August 14th, 1857 —
Passing by the gateway of the Manchester Cathedral the other morning, on my way to the station, I found a crowd collected, and, high overhead, the bells were chiming for a wedding.
These chimes of bells are exceedingly impressive, so broadly gladsome as they are, filling the whole air, and every nook of one’s heart with sympathy.
They are good for a people to rejoice with, and good also for a marriage, because through all their joy there is something solemn, — a tone of that voice which we have heard so often at funerals.
It is good to see how everybody, up to this old age of the world, takes an interest in weddings, and seems to have a faith that now, at last, a couple have come together to make each other happy. The high, black, rough old cathedral tower sent out its chime of bells as earnestly as for any bridegroom and bride that came to be married five hundred years ago.
I went into the churchyard, but there was such a throng of people on its pavement of flat tombstones, and especially such a cluster along the pathway by which the bride was to depart, that I could only see a white dress waving along, and really do not know whether she was a beauty or a fright.
The happy pair got into a post-chaise that was waiting at the gate, and immediately drew some crimson curtains, and so vanished into their Paradise. There were two other post-chaises and pairs, and all three had postilions in scarlet.
This is the same cathedral where, last May, I saw a dozen couples married in the lump.
* * * * * * * * * * * *
In a railway carriage, two or three days ago, an old merchant made rather a good point of one of the uncomfortable results of the electric telegraph.
He said that formerly a man was safe from bad news, such as intelligence of failure of debtors, except at the hour of opening his letters in the morning; and then he was in some degree prepared for it, since, among (say) fifteen letters, he would be pretty certain to find some “queer” one.
But since the telegraph has come into play, he is never safe, and may be hit with news of failure, shipwreck, fall of stocks, or whatever disaster, at all hours of the day.
Nathaniel HawthorneManchester
I’m not saying that I know Nathaniel Hawthorne’s movements better than he did, but it was in fact April 1856, not May, that he saw a dozen couples married “in the lump”. Neither was it a dozen couples, but a dozen people, who were betrothed at the same time.
April 13th 1857
We took the train for Manchester, [returning from Durham] over pretty much the same route that I travelled last year. Many of the higher hills in Yorkshire were white with snow, which, in our lower region, softened into rain; but as we approached Manchester, the western sky reddened, and gave promise of better weather.We arrived at nearly eight o’clock, and put up at the Palatine Hotel. In the evening I scrawled away at my journal till past ten o’clock; for I have really made it a matter of conscience to keep a tolerably full record of my travels, though conscious that everything good escapes in the process.

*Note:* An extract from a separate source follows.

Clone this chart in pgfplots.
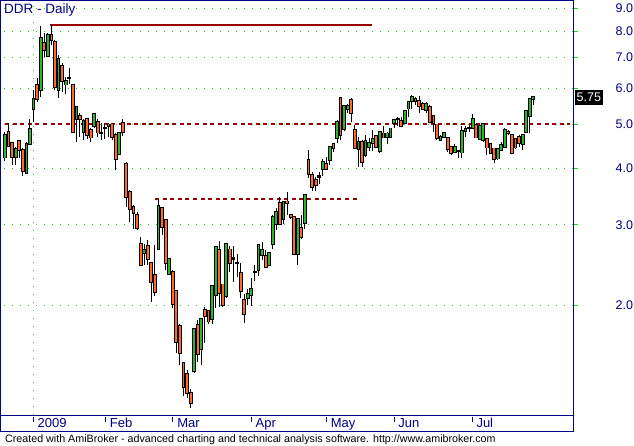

In the morning we went out and visited the MANCHESTER CATHEDRAL, a particularly black and grimy edifice, containing some genuine old wood carvings within the choir.
We stayed a good while, in order to see some people married.
One couple, with their groomsman and bride’s-maid, were sitting within the choir; but when the clergyman was robed and ready, there entered five other couples, each attended by groomsman and bride’s-maid. They all were of the lower orders; one or two respectably dressed, but most of them poverty-stricken, — the men in their ordinary loafer’s or laborer’s attire, the women with their poor, shabby shawls drawn closely about them; faded untimely, wrinkled with penury and care; nothing fresh, virgin-like, or hopeful about them; joining themselves to their mates with the idea of making their own misery less intolerable by adding another’s to it.
All the six couple stood up in a row before the altar, with the groomsmen and bride’s-maids in a row behind them; and the clergyman proceeded to marry them in such a way that it almost seemed to make every man and woman the husband and wife of every other. However, there were some small portions of the service directed towards each separate couple; and they appeared to assort themselves in their own fashion afterwards, each one saluting his bride with a kiss.
The clergyman, the sexton, and the clerk all seemed to find something funny in this affair; and the woman who admitted us into the church smiled too, when she told us that a wedding-party was waiting to be married. But I think it was the saddest thing we have seen since leaving home; though funny enough if one likes to look at it from a ludicrous point of view. This mob of poor marriages was caused by the fact that no marriage fee is paid during Easter.
This ended the memorable things of our tour; for my wife and Julian left Manchester for Southport, and I for Liverpool, before noon.